Problem » Omit all images, then return the remaining material exactly as it stands.

Listing »
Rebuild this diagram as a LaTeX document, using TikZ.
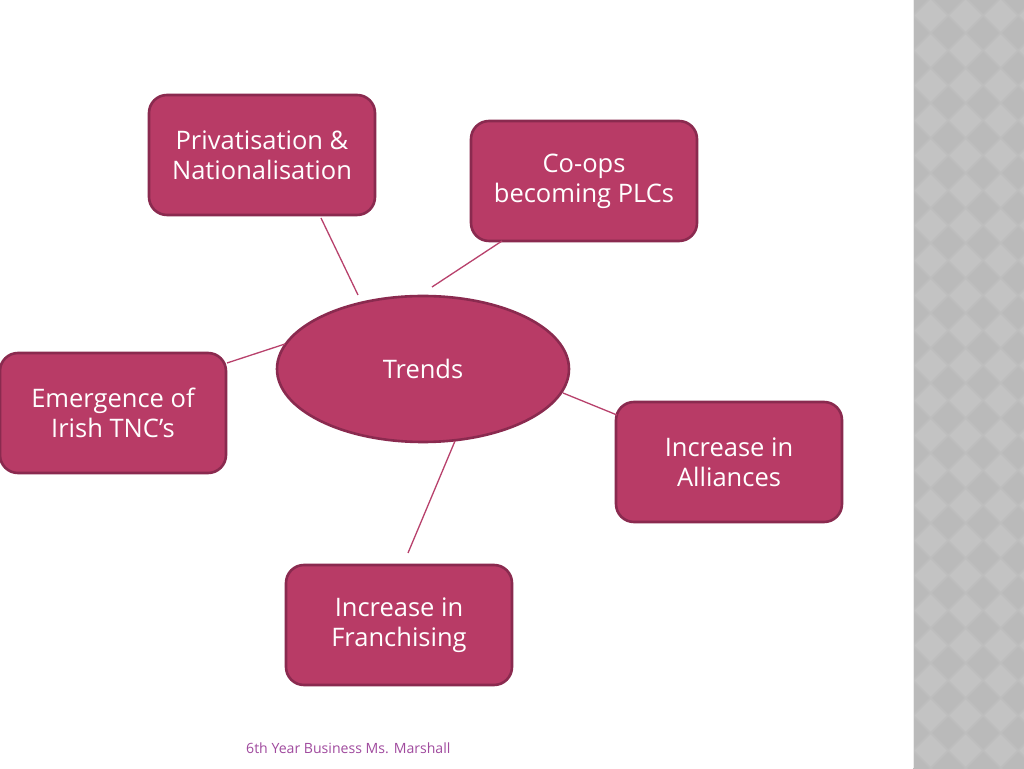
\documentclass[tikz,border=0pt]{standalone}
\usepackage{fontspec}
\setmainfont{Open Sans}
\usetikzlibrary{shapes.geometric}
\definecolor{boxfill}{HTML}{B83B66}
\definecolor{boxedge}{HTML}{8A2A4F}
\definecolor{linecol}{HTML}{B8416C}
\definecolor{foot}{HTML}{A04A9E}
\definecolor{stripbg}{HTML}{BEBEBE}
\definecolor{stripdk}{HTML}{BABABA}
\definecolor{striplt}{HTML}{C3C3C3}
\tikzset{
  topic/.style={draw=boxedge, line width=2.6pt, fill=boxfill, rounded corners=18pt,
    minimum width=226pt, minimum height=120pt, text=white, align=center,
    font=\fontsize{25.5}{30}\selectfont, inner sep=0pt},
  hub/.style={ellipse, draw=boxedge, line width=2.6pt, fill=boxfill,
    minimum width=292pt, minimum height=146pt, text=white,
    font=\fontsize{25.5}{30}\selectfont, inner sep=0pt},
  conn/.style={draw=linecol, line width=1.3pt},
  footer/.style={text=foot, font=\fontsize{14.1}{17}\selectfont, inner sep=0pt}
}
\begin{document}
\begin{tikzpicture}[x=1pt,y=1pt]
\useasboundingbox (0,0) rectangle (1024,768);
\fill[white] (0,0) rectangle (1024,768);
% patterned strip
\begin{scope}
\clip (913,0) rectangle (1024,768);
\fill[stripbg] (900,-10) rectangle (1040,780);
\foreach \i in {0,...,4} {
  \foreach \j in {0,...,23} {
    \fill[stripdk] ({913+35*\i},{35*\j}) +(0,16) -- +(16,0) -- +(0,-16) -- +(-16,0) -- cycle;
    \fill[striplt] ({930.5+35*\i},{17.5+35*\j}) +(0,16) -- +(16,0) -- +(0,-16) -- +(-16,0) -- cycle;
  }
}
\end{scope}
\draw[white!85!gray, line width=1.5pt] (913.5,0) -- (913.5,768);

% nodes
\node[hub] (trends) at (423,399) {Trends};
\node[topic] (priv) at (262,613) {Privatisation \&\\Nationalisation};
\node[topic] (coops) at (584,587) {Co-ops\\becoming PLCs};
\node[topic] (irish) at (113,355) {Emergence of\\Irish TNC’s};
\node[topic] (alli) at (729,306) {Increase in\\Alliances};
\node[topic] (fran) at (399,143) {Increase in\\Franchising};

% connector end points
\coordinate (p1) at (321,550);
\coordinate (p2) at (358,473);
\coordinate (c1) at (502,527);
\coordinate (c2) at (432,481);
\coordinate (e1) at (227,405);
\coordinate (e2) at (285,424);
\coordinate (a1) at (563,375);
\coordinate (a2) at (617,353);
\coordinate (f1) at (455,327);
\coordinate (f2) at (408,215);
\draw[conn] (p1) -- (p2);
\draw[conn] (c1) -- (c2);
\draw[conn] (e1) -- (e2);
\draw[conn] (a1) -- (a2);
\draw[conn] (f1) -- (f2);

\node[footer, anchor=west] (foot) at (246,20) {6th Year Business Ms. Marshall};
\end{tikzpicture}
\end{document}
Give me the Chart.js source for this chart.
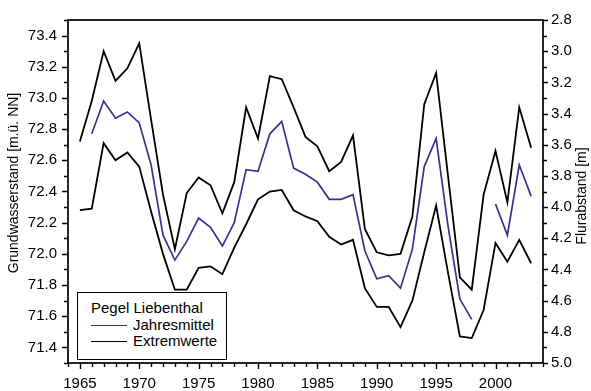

Exercise result »
Rebuild this diagram as a LaTeX document, using TikZ.
\documentclass[tikz,border=0pt]{standalone}
\usepackage{fontspec}
\setmainfont{Open Sans}
\usetikzlibrary{shapes.geometric}
\definecolor{boxfill}{HTML}{B83B66}
\definecolor{boxedge}{HTML}{8A2A4F}
\definecolor{linecol}{HTML}{B8416C}
\definecolor{foot}{HTML}{A04A9E}
\definecolor{stripbg}{HTML}{BEBEBE}
\definecolor{stripdk}{HTML}{BABABA}
\definecolor{striplt}{HTML}{C3C3C3}
\tikzset{
  topic/.style={draw=boxedge, line width=2.6pt, fill=boxfill, rounded corners=18pt,
    minimum width=226pt, minimum height=120pt, text=white, align=center,
    font=\fontsize{25.5}{30}\selectfont, inner sep=0pt},
  hub/.style={ellipse, draw=boxedge, line width=2.6pt, fill=boxfill,
    minimum width=292pt, minimum height=146pt, text=white,
    font=\fontsize{25.5}{30}\selectfont, inner sep=0pt},
  conn/.style={draw=linecol, line width=1.3pt},
  footer/.style={text=foot, font=\fontsize{14.1}{17}\selectfont, inner sep=0pt}
}
\begin{document}
\begin{tikzpicture}[x=1pt,y=1pt]
\useasboundingbox (0,0) rectangle (1024,768);
\fill[white] (0,0) rectangle (1024,768);
% patterned strip
\begin{scope}
\clip (913,0) rectangle (1024,768);
\fill[stripbg] (900,-10) rectangle (1040,780);
\foreach \i in {0,...,4} {
  \foreach \j in {0,...,23} {
    \fill[stripdk] ({913+35*\i},{35*\j}) +(0,16) -- +(16,0) -- +(0,-16) -- +(-16,0) -- cycle;
    \fill[striplt] ({930.5+35*\i},{17.5+35*\j}) +(0,16) -- +(16,0) -- +(0,-16) -- +(-16,0) -- cycle;
  }
}
\end{scope}
\draw[white!85!gray, line width=1.5pt] (913.5,0) -- (913.5,768);

% nodes
\node[hub] (trends) at (423,399) {Trends};
\node[topic] (priv) at (262,613) {Privatisation \&\\Nationalisation};
\node[topic] (coops) at (584,587) {Co-ops\\becoming PLCs};
\node[topic] (irish) at (113,355) {Emergence of\\Irish TNC’s};
\node[topic] (alli) at (729,306) {Increase in\\Alliances};
\node[topic] (fran) at (399,143) {Increase in\\Franchising};

% connector end points
\coordinate (p1) at (321,550);
\coordinate (p2) at (358,473);
\coordinate (c1) at (502,527);
\coordinate (c2) at (432,481);
\coordinate (e1) at (227,405);
\coordinate (e2) at (285,424);
\coordinate (a1) at (563,375);
\coordinate (a2) at (617,353);
\coordinate (f1) at (455,327);
\coordinate (f2) at (408,215);
\draw[conn] (p1) -- (p2);
\draw[conn] (c1) -- (c2);
\draw[conn] (e1) -- (e2);
\draw[conn] (a1) -- (a2);
\draw[conn] (f1) -- (f2);

\node[footer, anchor=west] (foot) at (246,20) {6th Year Business Ms. Marshall};
\end{tikzpicture}
\end{document}
Give me the Chart.js source for this chart.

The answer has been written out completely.